U.S. Treasury Secretary Timothy Geithner went to China in April to attempt to get that nation to change its policy on valuing its currency, the yuan (also called the renminbi). Beijing has tightly linked the value of the yuan to the U.S. dollar, a policy which many economists believe undervalues the Chinese currency and gives the People's Republic an unfair advantage in world trade. About three weeks later, Chinese President Hu Jintao came to the U.S. for arms control talks, and he and President Obama spoke with each other about the currency issue as well.

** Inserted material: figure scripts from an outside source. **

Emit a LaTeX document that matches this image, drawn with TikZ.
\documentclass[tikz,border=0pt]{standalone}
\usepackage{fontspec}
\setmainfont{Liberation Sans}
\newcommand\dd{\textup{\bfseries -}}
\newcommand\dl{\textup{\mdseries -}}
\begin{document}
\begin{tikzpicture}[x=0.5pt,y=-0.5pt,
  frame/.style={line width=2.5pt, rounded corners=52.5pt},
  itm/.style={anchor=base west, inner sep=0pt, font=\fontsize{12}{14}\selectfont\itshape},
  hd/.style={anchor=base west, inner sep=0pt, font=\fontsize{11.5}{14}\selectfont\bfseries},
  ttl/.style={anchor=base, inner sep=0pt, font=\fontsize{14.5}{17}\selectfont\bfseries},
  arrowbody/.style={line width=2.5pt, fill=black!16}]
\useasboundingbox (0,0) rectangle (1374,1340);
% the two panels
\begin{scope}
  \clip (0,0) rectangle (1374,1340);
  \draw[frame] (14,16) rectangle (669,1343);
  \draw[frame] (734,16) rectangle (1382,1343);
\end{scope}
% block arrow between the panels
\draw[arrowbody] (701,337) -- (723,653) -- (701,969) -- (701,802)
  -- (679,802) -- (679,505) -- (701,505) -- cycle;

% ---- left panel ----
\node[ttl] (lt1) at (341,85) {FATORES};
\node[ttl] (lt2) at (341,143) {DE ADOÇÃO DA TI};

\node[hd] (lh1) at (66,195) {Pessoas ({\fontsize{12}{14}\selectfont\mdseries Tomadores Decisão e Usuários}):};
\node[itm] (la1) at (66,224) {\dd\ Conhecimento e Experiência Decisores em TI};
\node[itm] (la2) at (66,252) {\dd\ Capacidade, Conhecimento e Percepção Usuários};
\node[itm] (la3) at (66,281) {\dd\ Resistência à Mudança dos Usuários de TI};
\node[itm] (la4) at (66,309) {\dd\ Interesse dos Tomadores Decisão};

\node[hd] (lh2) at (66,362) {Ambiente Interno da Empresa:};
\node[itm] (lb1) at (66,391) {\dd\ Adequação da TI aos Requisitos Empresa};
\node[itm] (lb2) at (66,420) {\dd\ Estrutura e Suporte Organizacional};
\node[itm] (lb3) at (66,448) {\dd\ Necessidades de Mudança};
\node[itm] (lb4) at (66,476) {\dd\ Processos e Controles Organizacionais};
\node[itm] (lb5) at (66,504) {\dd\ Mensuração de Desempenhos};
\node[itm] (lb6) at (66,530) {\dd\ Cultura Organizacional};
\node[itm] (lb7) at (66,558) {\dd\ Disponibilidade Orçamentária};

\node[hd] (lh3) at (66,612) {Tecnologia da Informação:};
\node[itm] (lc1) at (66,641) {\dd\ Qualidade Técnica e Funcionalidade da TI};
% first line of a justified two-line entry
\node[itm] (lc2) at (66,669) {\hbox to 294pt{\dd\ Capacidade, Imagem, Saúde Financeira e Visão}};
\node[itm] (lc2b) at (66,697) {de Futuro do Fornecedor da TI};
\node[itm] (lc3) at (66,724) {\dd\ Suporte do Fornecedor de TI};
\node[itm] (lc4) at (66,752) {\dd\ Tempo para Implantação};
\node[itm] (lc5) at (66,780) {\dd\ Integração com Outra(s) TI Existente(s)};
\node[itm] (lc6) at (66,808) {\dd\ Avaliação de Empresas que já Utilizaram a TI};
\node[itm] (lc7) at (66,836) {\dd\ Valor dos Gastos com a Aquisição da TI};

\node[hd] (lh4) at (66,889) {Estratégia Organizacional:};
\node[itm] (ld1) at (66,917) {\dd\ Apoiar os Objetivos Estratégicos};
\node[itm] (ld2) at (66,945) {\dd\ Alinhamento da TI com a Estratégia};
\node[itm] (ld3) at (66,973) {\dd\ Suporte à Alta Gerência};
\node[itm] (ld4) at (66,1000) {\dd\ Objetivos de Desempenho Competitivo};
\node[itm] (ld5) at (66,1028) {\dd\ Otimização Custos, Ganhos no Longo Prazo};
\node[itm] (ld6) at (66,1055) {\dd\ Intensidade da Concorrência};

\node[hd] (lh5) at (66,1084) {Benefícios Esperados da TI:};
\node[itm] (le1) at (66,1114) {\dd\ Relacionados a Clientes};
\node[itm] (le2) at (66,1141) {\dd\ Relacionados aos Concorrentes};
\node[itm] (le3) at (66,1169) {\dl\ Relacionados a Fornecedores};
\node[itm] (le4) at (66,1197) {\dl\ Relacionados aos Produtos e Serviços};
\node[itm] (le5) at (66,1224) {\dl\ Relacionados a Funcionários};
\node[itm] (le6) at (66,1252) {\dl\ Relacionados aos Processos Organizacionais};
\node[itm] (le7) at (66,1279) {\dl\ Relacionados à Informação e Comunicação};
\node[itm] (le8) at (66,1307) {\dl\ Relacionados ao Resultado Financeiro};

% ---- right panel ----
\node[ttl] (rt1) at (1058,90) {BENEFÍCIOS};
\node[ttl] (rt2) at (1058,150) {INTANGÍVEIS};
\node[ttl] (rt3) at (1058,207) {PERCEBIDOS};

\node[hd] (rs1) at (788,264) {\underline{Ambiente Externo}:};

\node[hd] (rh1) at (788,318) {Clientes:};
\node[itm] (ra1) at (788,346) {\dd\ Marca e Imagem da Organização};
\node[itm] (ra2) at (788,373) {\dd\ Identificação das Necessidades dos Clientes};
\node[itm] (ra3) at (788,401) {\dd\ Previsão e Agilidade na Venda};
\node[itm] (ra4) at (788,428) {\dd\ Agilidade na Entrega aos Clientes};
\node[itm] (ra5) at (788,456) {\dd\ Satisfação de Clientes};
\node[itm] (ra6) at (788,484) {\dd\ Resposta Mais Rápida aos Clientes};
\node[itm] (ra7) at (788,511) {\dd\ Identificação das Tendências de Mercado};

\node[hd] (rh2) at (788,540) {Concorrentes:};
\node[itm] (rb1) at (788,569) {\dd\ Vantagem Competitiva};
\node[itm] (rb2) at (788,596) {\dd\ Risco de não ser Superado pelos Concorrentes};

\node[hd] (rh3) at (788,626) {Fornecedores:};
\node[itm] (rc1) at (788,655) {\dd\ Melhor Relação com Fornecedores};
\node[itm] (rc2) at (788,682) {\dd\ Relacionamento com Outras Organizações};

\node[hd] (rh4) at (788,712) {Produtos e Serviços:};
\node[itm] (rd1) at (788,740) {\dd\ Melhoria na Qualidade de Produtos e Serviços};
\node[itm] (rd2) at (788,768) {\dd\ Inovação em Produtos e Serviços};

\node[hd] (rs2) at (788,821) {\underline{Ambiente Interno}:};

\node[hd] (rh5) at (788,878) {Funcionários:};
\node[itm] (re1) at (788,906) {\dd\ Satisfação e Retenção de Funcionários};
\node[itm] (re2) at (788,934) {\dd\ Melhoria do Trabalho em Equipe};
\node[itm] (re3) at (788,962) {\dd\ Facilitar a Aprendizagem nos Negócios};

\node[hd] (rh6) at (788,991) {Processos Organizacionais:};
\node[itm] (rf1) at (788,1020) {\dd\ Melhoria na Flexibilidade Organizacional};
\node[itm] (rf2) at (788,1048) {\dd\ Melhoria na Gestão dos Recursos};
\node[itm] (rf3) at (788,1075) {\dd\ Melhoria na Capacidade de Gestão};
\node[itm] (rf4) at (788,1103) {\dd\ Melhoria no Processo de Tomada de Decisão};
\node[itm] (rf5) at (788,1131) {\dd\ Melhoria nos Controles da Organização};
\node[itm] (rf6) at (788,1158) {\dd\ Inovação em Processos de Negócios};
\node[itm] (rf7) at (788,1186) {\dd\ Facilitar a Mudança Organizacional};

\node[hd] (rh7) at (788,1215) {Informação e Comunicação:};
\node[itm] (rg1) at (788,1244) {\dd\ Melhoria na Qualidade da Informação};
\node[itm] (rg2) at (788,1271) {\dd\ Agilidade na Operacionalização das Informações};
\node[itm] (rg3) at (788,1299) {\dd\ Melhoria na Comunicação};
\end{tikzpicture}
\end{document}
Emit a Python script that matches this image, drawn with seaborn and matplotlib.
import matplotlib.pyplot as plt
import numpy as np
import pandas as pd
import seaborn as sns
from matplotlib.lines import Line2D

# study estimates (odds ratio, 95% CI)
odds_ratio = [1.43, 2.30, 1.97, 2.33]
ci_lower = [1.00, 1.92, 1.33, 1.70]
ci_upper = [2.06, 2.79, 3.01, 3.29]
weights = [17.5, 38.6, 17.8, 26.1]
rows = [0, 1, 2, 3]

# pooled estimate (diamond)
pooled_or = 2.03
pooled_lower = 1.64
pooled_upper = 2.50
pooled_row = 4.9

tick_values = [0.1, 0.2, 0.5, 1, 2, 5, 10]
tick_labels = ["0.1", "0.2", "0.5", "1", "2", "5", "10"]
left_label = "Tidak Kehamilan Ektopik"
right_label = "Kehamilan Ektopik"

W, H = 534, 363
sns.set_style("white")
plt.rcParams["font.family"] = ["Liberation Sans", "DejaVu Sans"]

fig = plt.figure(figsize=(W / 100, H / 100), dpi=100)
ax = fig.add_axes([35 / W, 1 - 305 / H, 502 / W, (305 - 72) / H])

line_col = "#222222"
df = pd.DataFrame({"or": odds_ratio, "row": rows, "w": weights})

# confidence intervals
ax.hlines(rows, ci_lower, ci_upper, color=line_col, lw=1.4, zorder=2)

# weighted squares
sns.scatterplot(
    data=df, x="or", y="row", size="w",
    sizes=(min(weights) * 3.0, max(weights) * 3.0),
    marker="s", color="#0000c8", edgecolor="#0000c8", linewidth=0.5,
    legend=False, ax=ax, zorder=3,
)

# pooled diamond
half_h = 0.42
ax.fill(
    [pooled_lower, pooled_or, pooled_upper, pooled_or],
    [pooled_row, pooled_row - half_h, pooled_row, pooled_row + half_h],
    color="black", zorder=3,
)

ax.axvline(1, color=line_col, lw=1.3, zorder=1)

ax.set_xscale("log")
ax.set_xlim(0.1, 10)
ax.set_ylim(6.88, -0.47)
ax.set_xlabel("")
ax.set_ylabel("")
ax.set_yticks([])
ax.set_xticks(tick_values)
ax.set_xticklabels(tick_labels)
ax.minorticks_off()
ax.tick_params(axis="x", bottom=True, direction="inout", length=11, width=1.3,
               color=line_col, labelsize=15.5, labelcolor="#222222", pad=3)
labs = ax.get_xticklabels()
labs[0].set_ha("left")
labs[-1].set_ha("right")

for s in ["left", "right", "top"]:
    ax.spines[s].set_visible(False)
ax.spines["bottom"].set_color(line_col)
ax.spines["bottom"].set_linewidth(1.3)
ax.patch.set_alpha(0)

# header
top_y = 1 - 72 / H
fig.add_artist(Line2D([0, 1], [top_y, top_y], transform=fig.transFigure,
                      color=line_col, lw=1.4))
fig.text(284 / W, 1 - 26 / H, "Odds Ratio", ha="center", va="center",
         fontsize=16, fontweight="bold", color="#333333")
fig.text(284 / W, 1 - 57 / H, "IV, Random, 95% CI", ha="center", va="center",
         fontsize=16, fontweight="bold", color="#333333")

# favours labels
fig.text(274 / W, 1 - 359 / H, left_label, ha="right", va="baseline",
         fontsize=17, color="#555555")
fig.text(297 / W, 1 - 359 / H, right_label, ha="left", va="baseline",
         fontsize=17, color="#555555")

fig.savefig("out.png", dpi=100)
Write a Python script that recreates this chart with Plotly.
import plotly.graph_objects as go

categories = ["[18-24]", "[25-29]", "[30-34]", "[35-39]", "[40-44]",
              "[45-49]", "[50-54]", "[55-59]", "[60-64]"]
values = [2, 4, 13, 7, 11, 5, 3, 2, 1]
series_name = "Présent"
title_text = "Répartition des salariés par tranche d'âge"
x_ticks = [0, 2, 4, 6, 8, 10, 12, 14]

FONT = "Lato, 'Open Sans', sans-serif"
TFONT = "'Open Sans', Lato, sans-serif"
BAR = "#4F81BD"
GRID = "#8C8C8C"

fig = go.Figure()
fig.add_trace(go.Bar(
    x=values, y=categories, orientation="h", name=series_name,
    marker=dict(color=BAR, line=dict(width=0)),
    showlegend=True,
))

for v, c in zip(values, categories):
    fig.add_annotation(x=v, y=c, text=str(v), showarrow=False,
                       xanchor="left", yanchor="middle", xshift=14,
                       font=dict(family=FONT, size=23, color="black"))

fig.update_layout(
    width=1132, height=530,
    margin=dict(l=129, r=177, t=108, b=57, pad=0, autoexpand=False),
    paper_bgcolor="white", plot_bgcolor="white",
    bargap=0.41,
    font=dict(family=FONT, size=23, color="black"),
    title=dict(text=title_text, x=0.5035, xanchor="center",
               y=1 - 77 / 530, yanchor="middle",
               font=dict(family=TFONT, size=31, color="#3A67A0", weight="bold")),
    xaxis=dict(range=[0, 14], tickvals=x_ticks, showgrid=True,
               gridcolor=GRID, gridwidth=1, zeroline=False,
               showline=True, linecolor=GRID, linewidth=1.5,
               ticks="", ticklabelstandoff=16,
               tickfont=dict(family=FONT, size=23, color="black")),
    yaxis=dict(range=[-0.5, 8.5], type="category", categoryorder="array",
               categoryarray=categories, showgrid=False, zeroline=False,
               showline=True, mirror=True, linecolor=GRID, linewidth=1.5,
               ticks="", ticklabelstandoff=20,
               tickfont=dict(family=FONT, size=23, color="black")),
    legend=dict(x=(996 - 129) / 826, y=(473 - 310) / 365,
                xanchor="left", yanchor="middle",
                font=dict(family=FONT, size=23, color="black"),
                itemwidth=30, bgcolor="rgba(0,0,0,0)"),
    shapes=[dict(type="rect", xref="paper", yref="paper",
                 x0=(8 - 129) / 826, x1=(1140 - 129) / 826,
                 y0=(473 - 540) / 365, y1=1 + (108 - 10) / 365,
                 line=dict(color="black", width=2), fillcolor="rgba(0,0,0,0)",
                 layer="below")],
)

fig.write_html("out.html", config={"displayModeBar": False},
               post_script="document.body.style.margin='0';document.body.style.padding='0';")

The U.S. decided not to officially name China as a "currency manipulator" on April 15. That label would have carried all sorts of sanctions and could have started a trade war. But the Obama administration's decision to stick to more diplomatic efforts appeared to work: In June, China said it was loosening the yuan's tie to the dollar. The Chinese move to let the yuan float within a wider range should lead to the currency rising in value.
Now it appears that while China didn't lie about its decision, it may have exaggerated. On Wednesday, the central government in Beijing said it will keep its currency at a "basically stable and reasonable" level, the Associated Press reported. The country's foreign exchange regulator suggested that pressure for the yuan to rise is easing due to Europe's debt woes, and added that a growing purchase of dollars was easing the pressure for a strengthened yuan.
"We will dynamically manage and adjust the floating of the renminbi's exchange rate and keep it at a basically stable and reasonable level, the State Administration of Foreign Exchange said. That will work -- until it doesn't. Right now, investors are buying dollars more heavily due to fears about the euro, but a pullback on dollar purchases could put the whole matter back where it was in the early spring.